The data below should be printed in full, exactly, and without any of its images.

→ INFORMATION PROVIDED:
Start
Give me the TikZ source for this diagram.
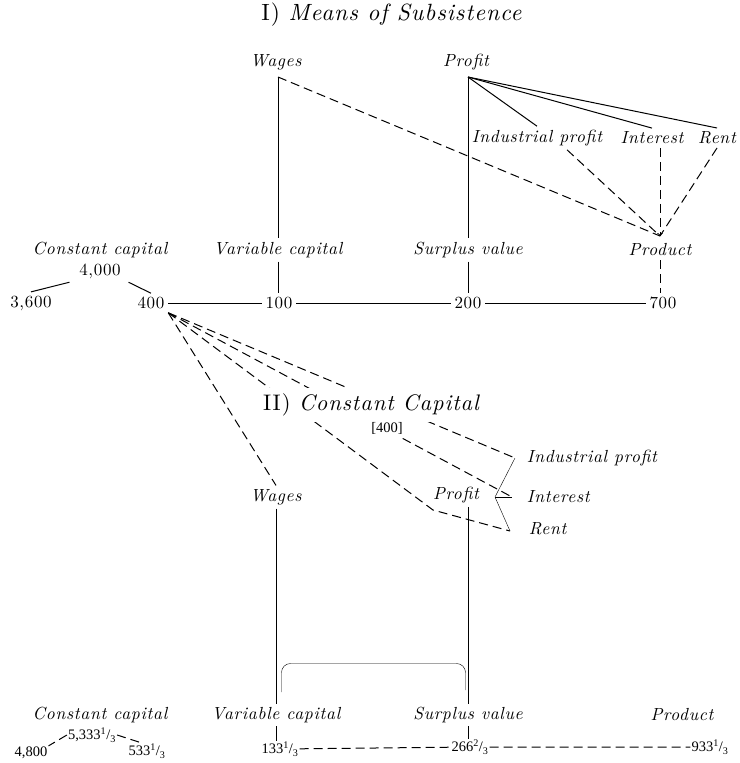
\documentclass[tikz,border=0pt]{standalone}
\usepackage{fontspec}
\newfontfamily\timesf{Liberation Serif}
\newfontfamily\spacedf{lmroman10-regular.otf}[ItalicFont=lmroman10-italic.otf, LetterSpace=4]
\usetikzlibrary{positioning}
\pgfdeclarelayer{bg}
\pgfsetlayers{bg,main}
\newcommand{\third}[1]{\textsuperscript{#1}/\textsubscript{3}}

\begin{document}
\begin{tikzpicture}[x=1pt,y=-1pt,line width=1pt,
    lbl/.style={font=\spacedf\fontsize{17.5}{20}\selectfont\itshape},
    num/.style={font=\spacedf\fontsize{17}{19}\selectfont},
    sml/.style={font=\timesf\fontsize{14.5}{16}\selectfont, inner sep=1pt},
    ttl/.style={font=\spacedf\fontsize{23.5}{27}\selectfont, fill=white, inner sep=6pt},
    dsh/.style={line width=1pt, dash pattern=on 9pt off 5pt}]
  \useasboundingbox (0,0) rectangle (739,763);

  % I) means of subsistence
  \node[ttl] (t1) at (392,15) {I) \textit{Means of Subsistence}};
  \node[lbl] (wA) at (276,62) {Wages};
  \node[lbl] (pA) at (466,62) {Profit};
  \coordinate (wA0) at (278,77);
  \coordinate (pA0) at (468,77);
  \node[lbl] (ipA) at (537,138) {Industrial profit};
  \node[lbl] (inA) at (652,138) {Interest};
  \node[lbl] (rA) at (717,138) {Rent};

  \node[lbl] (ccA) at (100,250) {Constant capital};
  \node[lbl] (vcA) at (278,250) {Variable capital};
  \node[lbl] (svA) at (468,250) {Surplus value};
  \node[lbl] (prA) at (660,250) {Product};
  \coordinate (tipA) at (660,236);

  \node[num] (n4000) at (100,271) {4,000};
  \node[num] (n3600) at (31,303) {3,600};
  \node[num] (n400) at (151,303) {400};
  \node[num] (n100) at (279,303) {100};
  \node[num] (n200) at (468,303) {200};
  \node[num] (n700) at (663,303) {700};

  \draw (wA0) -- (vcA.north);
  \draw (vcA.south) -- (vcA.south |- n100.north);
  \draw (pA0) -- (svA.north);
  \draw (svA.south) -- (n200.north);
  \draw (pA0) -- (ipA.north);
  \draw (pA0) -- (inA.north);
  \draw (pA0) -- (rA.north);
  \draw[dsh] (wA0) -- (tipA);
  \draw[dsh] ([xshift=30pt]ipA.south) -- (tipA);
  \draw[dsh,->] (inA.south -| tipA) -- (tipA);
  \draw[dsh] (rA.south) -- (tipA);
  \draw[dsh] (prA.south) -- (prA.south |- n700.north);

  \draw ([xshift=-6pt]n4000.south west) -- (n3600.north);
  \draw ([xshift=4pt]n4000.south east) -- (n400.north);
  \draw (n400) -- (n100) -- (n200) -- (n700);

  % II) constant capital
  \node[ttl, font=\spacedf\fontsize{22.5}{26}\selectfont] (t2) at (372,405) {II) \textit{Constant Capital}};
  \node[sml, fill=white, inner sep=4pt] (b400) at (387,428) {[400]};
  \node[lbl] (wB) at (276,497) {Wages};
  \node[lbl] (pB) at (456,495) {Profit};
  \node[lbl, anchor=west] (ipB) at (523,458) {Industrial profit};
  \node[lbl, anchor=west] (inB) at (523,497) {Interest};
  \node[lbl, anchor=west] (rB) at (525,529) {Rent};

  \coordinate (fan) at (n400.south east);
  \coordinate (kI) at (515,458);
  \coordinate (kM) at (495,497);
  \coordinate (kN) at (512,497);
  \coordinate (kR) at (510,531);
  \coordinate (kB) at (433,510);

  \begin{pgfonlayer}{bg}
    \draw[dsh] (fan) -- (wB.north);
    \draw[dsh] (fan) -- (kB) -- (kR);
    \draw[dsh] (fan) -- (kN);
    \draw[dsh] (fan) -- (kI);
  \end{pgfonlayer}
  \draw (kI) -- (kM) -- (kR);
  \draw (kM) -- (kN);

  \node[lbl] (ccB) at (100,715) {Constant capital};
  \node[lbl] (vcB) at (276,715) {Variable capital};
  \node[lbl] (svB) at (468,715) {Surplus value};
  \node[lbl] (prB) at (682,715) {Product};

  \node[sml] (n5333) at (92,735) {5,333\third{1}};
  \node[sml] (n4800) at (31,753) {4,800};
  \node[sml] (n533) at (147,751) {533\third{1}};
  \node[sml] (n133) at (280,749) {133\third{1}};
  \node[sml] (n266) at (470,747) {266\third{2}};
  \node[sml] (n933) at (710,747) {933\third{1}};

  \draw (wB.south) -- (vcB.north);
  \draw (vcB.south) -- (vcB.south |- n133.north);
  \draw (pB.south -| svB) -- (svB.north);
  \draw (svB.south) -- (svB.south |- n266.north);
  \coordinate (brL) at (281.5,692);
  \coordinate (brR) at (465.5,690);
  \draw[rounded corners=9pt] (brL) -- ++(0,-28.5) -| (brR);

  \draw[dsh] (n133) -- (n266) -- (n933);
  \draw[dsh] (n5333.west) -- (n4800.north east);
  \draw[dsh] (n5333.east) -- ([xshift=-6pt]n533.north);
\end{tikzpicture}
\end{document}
End
→ WRITTEN SOLUTION:
Give me the TikZ source for this diagram.
\documentclass[tikz,border=0pt]{standalone}
\usepackage{fontspec}
\newfontfamily\timesf{Liberation Serif}
\newfontfamily\spacedf{lmroman10-regular.otf}[ItalicFont=lmroman10-italic.otf, LetterSpace=4]
\usetikzlibrary{positioning}
\pgfdeclarelayer{bg}
\pgfsetlayers{bg,main}
\newcommand{\third}[1]{\textsuperscript{#1}/\textsubscript{3}}

\begin{document}
\begin{tikzpicture}[x=1pt,y=-1pt,line width=1pt,
    lbl/.style={font=\spacedf\fontsize{17.5}{20}\selectfont\itshape},
    num/.style={font=\spacedf\fontsize{17}{19}\selectfont},
    sml/.style={font=\timesf\fontsize{14.5}{16}\selectfont, inner sep=1pt},
    ttl/.style={font=\spacedf\fontsize{23.5}{27}\selectfont, fill=white, inner sep=6pt},
    dsh/.style={line width=1pt, dash pattern=on 9pt off 5pt}]
  \useasboundingbox (0,0) rectangle (739,763);

  % I) means of subsistence
  \node[ttl] (t1) at (392,15) {I) \textit{Means of Subsistence}};
  \node[lbl] (wA) at (276,62) {Wages};
  \node[lbl] (pA) at (466,62) {Profit};
  \coordinate (wA0) at (278,77);
  \coordinate (pA0) at (468,77);
  \node[lbl] (ipA) at (537,138) {Industrial profit};
  \node[lbl] (inA) at (652,138) {Interest};
  \node[lbl] (rA) at (717,138) {Rent};

  \node[lbl] (ccA) at (100,250) {Constant capital};
  \node[lbl] (vcA) at (278,250) {Variable capital};
  \node[lbl] (svA) at (468,250) {Surplus value};
  \node[lbl] (prA) at (660,250) {Product};
  \coordinate (tipA) at (660,236);

  \node[num] (n4000) at (100,271) {4,000};
  \node[num] (n3600) at (31,303) {3,600};
  \node[num] (n400) at (151,303) {400};
  \node[num] (n100) at (279,303) {100};
  \node[num] (n200) at (468,303) {200};
  \node[num] (n700) at (663,303) {700};

  \draw (wA0) -- (vcA.north);
  \draw (vcA.south) -- (vcA.south |- n100.north);
  \draw (pA0) -- (svA.north);
  \draw (svA.south) -- (n200.north);
  \draw (pA0) -- (ipA.north);
  \draw (pA0) -- (inA.north);
  \draw (pA0) -- (rA.north);
  \draw[dsh] (wA0) -- (tipA);
  \draw[dsh] ([xshift=30pt]ipA.south) -- (tipA);
  \draw[dsh,->] (inA.south -| tipA) -- (tipA);
  \draw[dsh] (rA.south) -- (tipA);
  \draw[dsh] (prA.south) -- (prA.south |- n700.north);

  \draw ([xshift=-6pt]n4000.south west) -- (n3600.north);
  \draw ([xshift=4pt]n4000.south east) -- (n400.north);
  \draw (n400) -- (n100) -- (n200) -- (n700);

  % II) constant capital
  \node[ttl, font=\spacedf\fontsize{22.5}{26}\selectfont] (t2) at (372,405) {II) \textit{Constant Capital}};
  \node[sml, fill=white, inner sep=4pt] (b400) at (387,428) {[400]};
  \node[lbl] (wB) at (276,497) {Wages};
  \node[lbl] (pB) at (456,495) {Profit};
  \node[lbl, anchor=west] (ipB) at (523,458) {Industrial profit};
  \node[lbl, anchor=west] (inB) at (523,497) {Interest};
  \node[lbl, anchor=west] (rB) at (525,529) {Rent};

  \coordinate (fan) at (n400.south east);
  \coordinate (kI) at (515,458);
  \coordinate (kM) at (495,497);
  \coordinate (kN) at (512,497);
  \coordinate (kR) at (510,531);
  \coordinate (kB) at (433,510);

  \begin{pgfonlayer}{bg}
    \draw[dsh] (fan) -- (wB.north);
    \draw[dsh] (fan) -- (kB) -- (kR);
    \draw[dsh] (fan) -- (kN);
    \draw[dsh] (fan) -- (kI);
  \end{pgfonlayer}
  \draw (kI) -- (kM) -- (kR);
  \draw (kM) -- (kN);

  \node[lbl] (ccB) at (100,715) {Constant capital};
  \node[lbl] (vcB) at (276,715) {Variable capital};
  \node[lbl] (svB) at (468,715) {Surplus value};
  \node[lbl] (prB) at (682,715) {Product};

  \node[sml] (n5333) at (92,735) {5,333\third{1}};
  \node[sml] (n4800) at (31,753) {4,800};
  \node[sml] (n533) at (147,751) {533\third{1}};
  \node[sml] (n133) at (280,749) {133\third{1}};
  \node[sml] (n266) at (470,747) {266\third{2}};
  \node[sml] (n933) at (710,747) {933\third{1}};

  \draw (wB.south) -- (vcB.north);
  \draw (vcB.south) -- (vcB.south |- n133.north);
  \draw (pB.south -| svB) -- (svB.north);
  \draw (svB.south) -- (svB.south |- n266.north);
  \coordinate (brL) at (281.5,692);
  \coordinate (brR) at (465.5,690);
  \draw[rounded corners=9pt] (brL) -- ++(0,-28.5) -| (brR);

  \draw[dsh] (n133) -- (n266) -- (n933);
  \draw[dsh] (n5333.west) -- (n4800.north east);
  \draw[dsh] (n5333.east) -- ([xshift=-6pt]n533.north);
\end{tikzpicture}
\end{document}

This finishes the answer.